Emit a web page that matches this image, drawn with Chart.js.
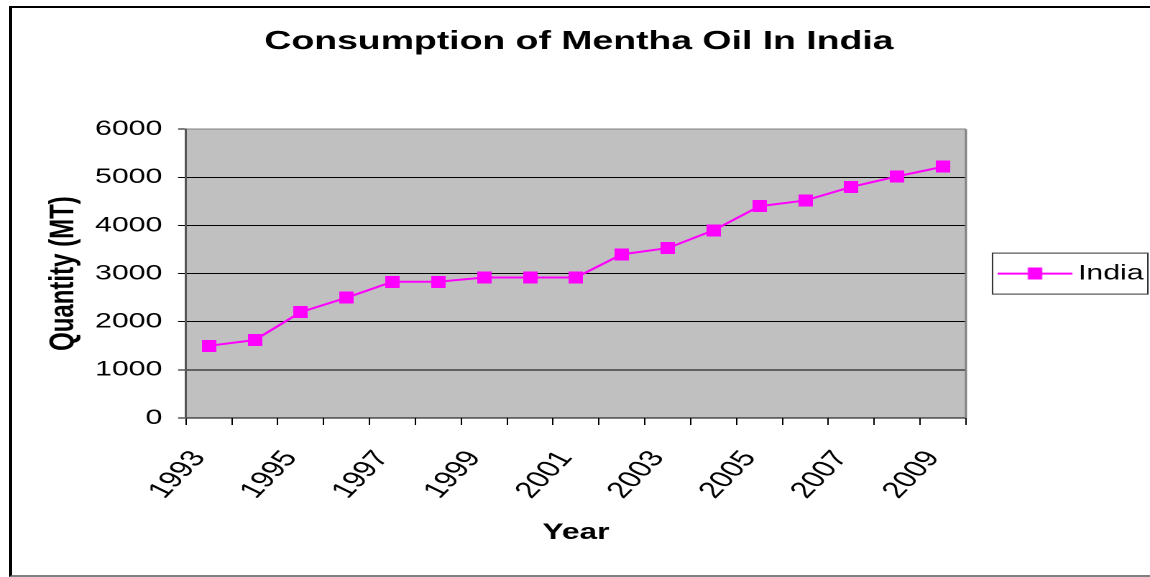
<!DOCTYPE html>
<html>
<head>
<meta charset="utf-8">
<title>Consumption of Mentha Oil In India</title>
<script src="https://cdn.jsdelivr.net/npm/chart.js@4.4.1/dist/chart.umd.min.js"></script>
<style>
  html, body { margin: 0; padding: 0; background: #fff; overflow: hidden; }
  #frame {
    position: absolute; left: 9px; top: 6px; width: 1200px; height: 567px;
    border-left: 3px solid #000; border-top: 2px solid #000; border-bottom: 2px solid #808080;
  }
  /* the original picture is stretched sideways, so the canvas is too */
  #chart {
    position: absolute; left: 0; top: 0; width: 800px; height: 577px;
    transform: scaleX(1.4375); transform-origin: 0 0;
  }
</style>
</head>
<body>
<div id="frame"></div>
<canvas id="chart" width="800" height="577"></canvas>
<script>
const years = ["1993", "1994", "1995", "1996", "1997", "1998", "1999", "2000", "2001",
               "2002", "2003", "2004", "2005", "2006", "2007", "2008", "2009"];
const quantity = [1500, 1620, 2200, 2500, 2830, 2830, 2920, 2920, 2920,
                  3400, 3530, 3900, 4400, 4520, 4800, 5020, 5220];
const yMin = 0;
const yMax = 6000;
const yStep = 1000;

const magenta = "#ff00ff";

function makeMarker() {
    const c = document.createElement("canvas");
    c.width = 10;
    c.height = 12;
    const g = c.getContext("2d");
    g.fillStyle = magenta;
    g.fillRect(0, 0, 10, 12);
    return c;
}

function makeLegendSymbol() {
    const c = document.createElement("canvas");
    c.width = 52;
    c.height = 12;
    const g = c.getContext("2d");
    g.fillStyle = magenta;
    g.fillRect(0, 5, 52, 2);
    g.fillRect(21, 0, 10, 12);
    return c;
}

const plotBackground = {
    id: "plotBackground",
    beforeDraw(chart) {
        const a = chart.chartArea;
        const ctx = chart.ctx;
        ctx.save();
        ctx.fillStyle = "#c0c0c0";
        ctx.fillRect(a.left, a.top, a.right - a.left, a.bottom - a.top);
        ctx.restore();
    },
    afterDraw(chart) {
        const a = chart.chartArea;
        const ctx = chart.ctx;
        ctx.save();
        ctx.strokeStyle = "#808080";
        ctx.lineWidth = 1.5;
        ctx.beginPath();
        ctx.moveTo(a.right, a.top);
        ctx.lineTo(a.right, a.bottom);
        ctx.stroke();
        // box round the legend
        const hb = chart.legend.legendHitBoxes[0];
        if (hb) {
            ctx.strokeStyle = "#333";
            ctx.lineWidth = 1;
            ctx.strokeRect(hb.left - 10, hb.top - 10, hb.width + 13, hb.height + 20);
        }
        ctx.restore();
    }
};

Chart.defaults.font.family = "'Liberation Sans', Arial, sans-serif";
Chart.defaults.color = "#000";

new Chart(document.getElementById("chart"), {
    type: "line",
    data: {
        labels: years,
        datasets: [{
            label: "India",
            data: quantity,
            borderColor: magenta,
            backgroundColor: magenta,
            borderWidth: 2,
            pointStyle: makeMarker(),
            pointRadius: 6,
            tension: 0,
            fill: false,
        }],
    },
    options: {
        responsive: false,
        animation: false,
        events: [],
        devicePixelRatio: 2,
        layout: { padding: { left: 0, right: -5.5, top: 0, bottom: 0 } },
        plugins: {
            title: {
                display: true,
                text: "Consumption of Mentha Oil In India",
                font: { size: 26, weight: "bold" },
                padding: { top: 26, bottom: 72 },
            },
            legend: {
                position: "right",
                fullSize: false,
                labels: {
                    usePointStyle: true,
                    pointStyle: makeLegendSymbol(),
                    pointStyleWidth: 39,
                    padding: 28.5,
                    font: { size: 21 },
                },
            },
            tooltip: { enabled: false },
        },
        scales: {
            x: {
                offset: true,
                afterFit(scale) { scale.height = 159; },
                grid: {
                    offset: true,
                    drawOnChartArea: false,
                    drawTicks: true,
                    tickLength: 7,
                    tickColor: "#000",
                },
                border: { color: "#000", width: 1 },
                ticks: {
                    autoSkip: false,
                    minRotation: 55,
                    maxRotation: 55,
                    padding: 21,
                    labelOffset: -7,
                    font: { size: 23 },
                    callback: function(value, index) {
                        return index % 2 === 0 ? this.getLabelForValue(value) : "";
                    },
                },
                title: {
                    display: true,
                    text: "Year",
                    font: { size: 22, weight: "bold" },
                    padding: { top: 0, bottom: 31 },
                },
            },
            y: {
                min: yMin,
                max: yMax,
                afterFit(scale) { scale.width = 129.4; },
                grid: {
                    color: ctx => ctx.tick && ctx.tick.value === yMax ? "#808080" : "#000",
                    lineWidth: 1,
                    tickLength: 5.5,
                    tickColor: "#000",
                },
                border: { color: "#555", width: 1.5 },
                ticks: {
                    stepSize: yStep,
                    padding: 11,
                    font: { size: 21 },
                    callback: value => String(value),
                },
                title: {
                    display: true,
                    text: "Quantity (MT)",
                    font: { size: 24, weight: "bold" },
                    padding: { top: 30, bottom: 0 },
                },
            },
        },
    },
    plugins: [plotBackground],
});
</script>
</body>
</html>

▶ **TASK**
Copy out all lines where the word "this" appears.

▶ **EXERCISE OUTPUT**
Emit a web page that matches this image, drawn with Chart.js.
                        return index % 2 === 0 ? this.getLabelForValue(value) : "";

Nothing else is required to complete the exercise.